--- Begin RAW DATA ---

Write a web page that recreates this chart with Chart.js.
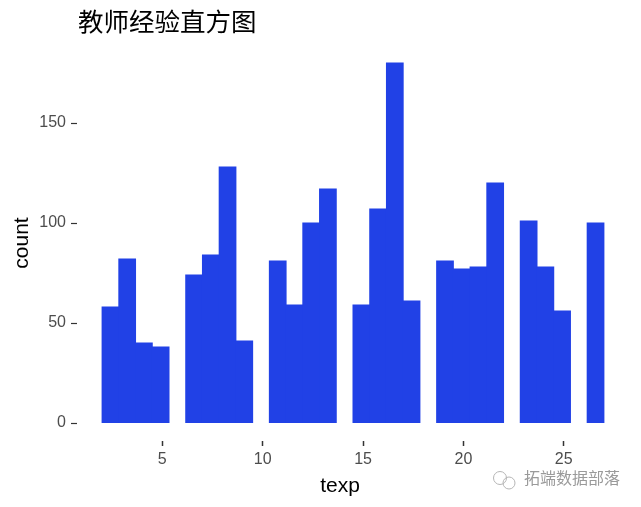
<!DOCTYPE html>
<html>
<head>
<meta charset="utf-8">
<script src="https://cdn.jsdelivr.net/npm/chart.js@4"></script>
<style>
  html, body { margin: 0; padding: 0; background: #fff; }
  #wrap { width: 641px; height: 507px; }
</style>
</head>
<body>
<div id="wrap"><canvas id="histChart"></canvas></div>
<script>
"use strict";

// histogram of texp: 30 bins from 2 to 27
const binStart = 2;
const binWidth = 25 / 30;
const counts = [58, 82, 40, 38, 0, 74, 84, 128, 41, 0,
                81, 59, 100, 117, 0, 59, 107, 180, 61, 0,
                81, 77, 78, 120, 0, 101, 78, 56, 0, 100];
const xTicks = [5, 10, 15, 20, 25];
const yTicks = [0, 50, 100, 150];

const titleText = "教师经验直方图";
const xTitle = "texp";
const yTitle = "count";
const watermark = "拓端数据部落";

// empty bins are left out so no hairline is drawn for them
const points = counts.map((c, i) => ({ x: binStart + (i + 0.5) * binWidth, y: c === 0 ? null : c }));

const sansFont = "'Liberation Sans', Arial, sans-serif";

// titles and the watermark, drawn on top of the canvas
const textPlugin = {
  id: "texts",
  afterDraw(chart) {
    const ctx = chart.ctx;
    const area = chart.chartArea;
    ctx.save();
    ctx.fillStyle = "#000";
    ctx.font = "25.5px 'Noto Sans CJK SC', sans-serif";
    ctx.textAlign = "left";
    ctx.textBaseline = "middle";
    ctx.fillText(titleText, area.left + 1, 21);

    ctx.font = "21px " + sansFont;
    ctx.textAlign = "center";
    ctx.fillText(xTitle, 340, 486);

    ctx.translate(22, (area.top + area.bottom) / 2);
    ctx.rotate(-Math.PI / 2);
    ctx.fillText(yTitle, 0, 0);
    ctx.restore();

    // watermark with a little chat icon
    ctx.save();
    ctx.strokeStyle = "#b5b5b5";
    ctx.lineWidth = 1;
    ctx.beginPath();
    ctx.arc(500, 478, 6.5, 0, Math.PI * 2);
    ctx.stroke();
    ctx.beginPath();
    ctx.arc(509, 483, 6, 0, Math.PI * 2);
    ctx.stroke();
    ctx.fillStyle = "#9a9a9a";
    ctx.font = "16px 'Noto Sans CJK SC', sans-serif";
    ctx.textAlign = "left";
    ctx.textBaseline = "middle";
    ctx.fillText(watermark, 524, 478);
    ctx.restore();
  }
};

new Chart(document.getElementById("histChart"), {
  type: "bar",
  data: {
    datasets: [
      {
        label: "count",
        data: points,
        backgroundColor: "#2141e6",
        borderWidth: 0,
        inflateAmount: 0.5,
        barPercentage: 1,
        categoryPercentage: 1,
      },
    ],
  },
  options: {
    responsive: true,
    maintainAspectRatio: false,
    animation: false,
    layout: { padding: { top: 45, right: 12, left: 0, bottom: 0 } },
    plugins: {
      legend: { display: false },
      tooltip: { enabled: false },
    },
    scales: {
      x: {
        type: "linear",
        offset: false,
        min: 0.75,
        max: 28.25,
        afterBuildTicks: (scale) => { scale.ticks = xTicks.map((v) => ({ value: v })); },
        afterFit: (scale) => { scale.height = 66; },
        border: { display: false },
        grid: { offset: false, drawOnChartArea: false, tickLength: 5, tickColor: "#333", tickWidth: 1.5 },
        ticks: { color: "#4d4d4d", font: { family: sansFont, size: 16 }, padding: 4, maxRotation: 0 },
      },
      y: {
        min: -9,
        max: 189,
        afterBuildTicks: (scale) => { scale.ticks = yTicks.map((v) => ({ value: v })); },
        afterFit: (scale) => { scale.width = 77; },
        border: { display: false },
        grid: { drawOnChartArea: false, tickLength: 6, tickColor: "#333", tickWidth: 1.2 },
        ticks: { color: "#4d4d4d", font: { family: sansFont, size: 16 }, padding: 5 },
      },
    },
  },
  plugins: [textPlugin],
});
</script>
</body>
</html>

--- End RAW DATA ---

All of the material above is to be copied exactly, except for its images.

§ **RESULT FOR THIS TASK**:
Write a web page that recreates this chart with Chart.js.
<!DOCTYPE html>
<html>
<head>
<meta charset="utf-8">
<script src="https://cdn.jsdelivr.net/npm/chart.js@4"></script>
<style>
  html, body { margin: 0; padding: 0; background: #fff; }
  #wrap { width: 641px; height: 507px; }
</style>
</head>
<body>
<div id="wrap"><canvas id="histChart"></canvas></div>
<script>
"use strict";

// histogram of texp: 30 bins from 2 to 27
const binStart = 2;
const binWidth = 25 / 30;
const counts = [58, 82, 40, 38, 0, 74, 84, 128, 41, 0,
                81, 59, 100, 117, 0, 59, 107, 180, 61, 0,
                81, 77, 78, 120, 0, 101, 78, 56, 0, 100];
const xTicks = [5, 10, 15, 20, 25];
const yTicks = [0, 50, 100, 150];

const titleText = "教师经验直方图";
const xTitle = "texp";
const yTitle = "count";
const watermark = "拓端数据部落";

// empty bins are left out so no hairline is drawn for them
const points = counts.map((c, i) => ({ x: binStart + (i + 0.5) * binWidth, y: c === 0 ? null : c }));

const sansFont = "'Liberation Sans', Arial, sans-serif";

// titles and the watermark, drawn on top of the canvas
const textPlugin = {
  id: "texts",
  afterDraw(chart) {
    const ctx = chart.ctx;
    const area = chart.chartArea;
    ctx.save();
    ctx.fillStyle = "#000";
    ctx.font = "25.5px 'Noto Sans CJK SC', sans-serif";
    ctx.textAlign = "left";
    ctx.textBaseline = "middle";
    ctx.fillText(titleText, area.left + 1, 21);

    ctx.font = "21px " + sansFont;
    ctx.textAlign = "center";
    ctx.fillText(xTitle, 340, 486);

    ctx.translate(22, (area.top + area.bottom) / 2);
    ctx.rotate(-Math.PI / 2);
    ctx.fillText(yTitle, 0, 0);
    ctx.restore();

    // watermark with a little chat icon
    ctx.save();
    ctx.strokeStyle = "#b5b5b5";
    ctx.lineWidth = 1;
    ctx.beginPath();
    ctx.arc(500, 478, 6.5, 0, Math.PI * 2);
    ctx.stroke();
    ctx.beginPath();
    ctx.arc(509, 483, 6, 0, Math.PI * 2);
    ctx.stroke();
    ctx.fillStyle = "#9a9a9a";
    ctx.font = "16px 'Noto Sans CJK SC', sans-serif";
    ctx.textAlign = "left";
    ctx.textBaseline = "middle";
    ctx.fillText(watermark, 524, 478);
    ctx.restore();
  }
};

new Chart(document.getElementById("histChart"), {
  type: "bar",
  data: {
    datasets: [
      {
        label: "count",
        data: points,
        backgroundColor: "#2141e6",
        borderWidth: 0,
        inflateAmount: 0.5,
        barPercentage: 1,
        categoryPercentage: 1,
      },
    ],
  },
  options: {
    responsive: true,
    maintainAspectRatio: false,
    animation: false,
    layout: { padding: { top: 45, right: 12, left: 0, bottom: 0 } },
    plugins: {
      legend: { display: false },
      tooltip: { enabled: false },
    },
    scales: {
      x: {
        type: "linear",
        offset: false,
        min: 0.75,
        max: 28.25,
        afterBuildTicks: (scale) => { scale.ticks = xTicks.map((v) => ({ value: v })); },
        afterFit: (scale) => { scale.height = 66; },
        border: { display: false },
        grid: { offset: false, drawOnChartArea: false, tickLength: 5, tickColor: "#333", tickWidth: 1.5 },
        ticks: { color: "#4d4d4d", font: { family: sansFont, size: 16 }, padding: 4, maxRotation: 0 },
      },
      y: {
        min: -9,
        max: 189,
        afterBuildTicks: (scale) => { scale.ticks = yTicks.map((v) => ({ value: v })); },
        afterFit: (scale) => { scale.width = 77; },
        border: { display: false },
        grid: { drawOnChartArea: false, tickLength: 6, tickColor: "#333", tickWidth: 1.2 },
        ticks: { color: "#4d4d4d", font: { family: sansFont, size: 16 }, padding: 5 },
      },
    },
  },
  plugins: [textPlugin],
});
</script>
</body>
</html>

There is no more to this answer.